SHORT TASK:
Take every line from the first down to the line with "1250, 1300, 1350, 1400, 1440]" and set it down exactly, without the pictures.

LISTED ENTRIES:
┌────────

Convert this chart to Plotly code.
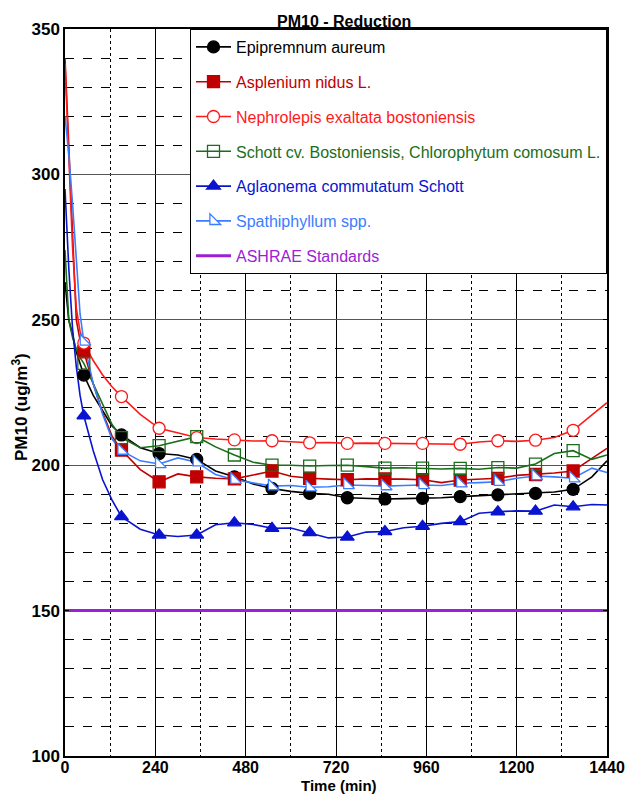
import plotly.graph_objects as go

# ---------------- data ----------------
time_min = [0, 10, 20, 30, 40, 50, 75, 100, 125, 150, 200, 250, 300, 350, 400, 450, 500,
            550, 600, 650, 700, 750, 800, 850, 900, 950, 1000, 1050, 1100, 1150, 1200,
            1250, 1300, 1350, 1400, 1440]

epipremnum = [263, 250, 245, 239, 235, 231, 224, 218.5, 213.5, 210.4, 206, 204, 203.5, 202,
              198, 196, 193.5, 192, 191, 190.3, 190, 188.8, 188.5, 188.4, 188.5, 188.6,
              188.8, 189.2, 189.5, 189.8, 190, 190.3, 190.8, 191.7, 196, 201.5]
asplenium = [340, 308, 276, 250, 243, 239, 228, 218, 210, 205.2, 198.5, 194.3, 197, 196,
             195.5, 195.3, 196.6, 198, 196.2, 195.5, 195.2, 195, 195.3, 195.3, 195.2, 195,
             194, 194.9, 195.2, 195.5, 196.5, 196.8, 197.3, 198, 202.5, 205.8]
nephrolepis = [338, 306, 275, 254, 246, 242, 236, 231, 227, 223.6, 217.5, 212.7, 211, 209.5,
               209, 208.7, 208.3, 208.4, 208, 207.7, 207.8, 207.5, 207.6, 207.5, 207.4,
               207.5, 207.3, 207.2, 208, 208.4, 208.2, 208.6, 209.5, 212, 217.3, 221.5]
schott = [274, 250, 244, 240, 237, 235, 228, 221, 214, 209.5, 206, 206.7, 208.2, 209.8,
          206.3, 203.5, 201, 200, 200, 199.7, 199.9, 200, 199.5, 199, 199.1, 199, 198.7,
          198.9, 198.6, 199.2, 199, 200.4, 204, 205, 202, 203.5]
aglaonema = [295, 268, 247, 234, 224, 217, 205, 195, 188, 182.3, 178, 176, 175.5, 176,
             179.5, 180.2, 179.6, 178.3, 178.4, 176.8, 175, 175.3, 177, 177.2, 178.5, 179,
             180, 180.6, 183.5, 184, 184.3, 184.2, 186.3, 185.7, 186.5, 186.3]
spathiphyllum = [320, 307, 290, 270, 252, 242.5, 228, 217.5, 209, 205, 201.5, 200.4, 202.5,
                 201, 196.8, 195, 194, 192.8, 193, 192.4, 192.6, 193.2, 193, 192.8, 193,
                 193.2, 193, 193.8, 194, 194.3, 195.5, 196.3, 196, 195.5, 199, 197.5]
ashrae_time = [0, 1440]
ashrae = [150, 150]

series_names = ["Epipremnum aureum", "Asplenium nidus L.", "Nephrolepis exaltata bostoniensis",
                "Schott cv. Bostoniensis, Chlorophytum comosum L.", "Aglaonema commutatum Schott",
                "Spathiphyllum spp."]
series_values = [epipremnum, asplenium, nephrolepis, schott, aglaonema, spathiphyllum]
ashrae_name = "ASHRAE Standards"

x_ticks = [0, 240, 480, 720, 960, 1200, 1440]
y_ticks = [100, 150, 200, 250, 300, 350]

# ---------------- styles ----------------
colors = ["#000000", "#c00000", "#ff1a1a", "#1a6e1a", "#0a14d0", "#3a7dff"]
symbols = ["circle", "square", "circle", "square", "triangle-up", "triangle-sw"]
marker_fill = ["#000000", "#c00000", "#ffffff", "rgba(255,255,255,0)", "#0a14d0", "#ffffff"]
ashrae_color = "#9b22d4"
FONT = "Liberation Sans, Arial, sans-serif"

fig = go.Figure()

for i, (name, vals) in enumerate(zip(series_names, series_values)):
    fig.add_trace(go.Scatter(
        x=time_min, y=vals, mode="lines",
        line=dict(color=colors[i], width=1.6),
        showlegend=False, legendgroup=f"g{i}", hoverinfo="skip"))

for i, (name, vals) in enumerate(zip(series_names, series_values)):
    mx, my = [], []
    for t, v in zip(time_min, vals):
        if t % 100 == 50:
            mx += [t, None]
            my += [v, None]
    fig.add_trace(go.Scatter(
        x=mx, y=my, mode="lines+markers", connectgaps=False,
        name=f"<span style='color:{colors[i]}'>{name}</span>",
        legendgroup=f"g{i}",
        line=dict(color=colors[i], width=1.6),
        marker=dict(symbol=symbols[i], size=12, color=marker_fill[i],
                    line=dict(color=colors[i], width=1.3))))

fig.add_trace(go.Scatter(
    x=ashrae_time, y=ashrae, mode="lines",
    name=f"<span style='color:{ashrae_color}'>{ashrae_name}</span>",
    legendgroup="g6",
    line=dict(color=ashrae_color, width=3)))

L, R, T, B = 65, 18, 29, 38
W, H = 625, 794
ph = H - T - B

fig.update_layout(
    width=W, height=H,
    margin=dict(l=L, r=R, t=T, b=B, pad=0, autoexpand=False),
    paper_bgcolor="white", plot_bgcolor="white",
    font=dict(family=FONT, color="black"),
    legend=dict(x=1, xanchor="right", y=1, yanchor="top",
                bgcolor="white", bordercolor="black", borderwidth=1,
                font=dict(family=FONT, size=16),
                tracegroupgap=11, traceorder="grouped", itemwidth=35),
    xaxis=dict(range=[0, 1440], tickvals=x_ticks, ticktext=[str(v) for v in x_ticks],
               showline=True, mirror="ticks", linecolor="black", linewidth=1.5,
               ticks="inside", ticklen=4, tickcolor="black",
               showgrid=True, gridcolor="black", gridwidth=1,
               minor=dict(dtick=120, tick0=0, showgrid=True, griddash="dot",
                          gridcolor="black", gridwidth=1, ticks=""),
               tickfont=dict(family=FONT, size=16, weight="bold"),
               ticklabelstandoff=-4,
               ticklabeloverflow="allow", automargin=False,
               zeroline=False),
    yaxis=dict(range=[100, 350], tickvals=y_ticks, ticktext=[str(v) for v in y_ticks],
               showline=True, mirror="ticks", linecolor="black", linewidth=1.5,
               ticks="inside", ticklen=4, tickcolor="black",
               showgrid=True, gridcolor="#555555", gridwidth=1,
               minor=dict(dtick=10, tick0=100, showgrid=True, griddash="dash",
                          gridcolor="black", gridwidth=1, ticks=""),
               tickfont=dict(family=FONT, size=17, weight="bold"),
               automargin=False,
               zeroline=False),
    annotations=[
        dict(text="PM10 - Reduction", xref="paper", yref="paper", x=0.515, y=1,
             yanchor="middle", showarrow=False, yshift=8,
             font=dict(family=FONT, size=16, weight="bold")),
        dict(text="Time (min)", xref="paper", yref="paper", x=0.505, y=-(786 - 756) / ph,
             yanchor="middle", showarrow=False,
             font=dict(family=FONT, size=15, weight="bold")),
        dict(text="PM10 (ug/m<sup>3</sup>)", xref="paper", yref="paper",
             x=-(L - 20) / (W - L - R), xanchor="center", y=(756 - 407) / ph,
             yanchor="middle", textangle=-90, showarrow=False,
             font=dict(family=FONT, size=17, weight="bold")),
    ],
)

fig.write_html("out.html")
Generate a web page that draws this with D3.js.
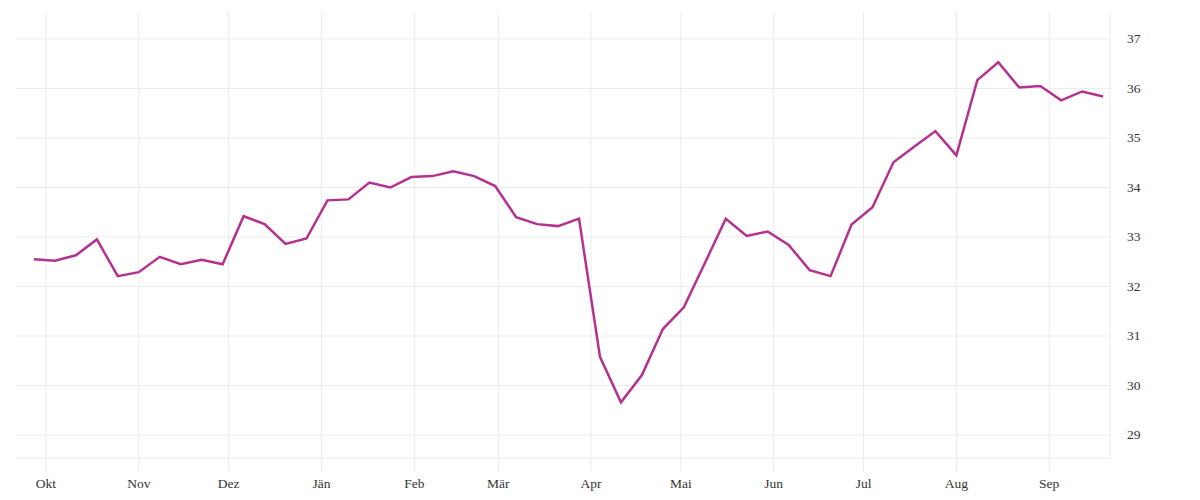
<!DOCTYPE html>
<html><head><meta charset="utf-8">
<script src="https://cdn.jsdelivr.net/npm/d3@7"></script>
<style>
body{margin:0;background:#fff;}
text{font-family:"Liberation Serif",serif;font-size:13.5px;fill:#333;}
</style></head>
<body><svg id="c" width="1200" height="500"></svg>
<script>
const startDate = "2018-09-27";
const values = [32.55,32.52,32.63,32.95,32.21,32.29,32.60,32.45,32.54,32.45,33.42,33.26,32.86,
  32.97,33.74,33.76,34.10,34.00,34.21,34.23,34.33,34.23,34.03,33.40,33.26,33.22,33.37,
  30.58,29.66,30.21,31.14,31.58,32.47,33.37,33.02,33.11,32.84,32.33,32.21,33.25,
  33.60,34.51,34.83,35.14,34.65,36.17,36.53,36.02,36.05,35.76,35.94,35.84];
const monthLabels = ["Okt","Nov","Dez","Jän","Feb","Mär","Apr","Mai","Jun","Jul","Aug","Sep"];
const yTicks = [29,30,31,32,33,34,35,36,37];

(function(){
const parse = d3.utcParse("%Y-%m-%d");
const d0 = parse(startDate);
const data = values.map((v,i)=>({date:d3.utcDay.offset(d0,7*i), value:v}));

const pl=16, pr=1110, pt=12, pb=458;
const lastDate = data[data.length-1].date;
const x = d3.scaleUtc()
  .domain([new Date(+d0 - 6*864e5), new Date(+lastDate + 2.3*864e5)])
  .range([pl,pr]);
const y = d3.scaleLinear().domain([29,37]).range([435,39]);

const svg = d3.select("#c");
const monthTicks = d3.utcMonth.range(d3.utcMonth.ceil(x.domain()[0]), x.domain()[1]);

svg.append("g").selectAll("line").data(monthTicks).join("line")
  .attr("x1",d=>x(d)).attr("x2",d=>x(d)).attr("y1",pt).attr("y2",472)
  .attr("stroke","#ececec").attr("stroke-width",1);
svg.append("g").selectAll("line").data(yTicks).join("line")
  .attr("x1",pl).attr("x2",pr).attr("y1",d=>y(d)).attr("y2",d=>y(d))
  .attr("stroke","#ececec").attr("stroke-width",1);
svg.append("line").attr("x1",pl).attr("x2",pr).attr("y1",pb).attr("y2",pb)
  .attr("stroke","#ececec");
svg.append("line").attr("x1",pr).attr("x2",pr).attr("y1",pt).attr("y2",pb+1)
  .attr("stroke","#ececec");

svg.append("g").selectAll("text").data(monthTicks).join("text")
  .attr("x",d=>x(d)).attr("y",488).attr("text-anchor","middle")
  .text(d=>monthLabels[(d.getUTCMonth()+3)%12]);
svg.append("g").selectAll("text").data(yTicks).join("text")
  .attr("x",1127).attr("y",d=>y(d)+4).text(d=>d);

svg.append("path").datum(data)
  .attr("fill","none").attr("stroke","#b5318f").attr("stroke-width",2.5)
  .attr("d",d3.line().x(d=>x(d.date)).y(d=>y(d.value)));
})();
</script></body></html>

└────────

RESULT OF THIS TASK:
Convert this chart to Plotly code.
import plotly.graph_objects as go

# ---------------- data ----------------
time_min = [0, 10, 20, 30, 40, 50, 75, 100, 125, 150, 200, 250, 300, 350, 400, 450, 500,
            550, 600, 650, 700, 750, 800, 850, 900, 950, 1000, 1050, 1100, 1150, 1200,
            1250, 1300, 1350, 1400, 1440]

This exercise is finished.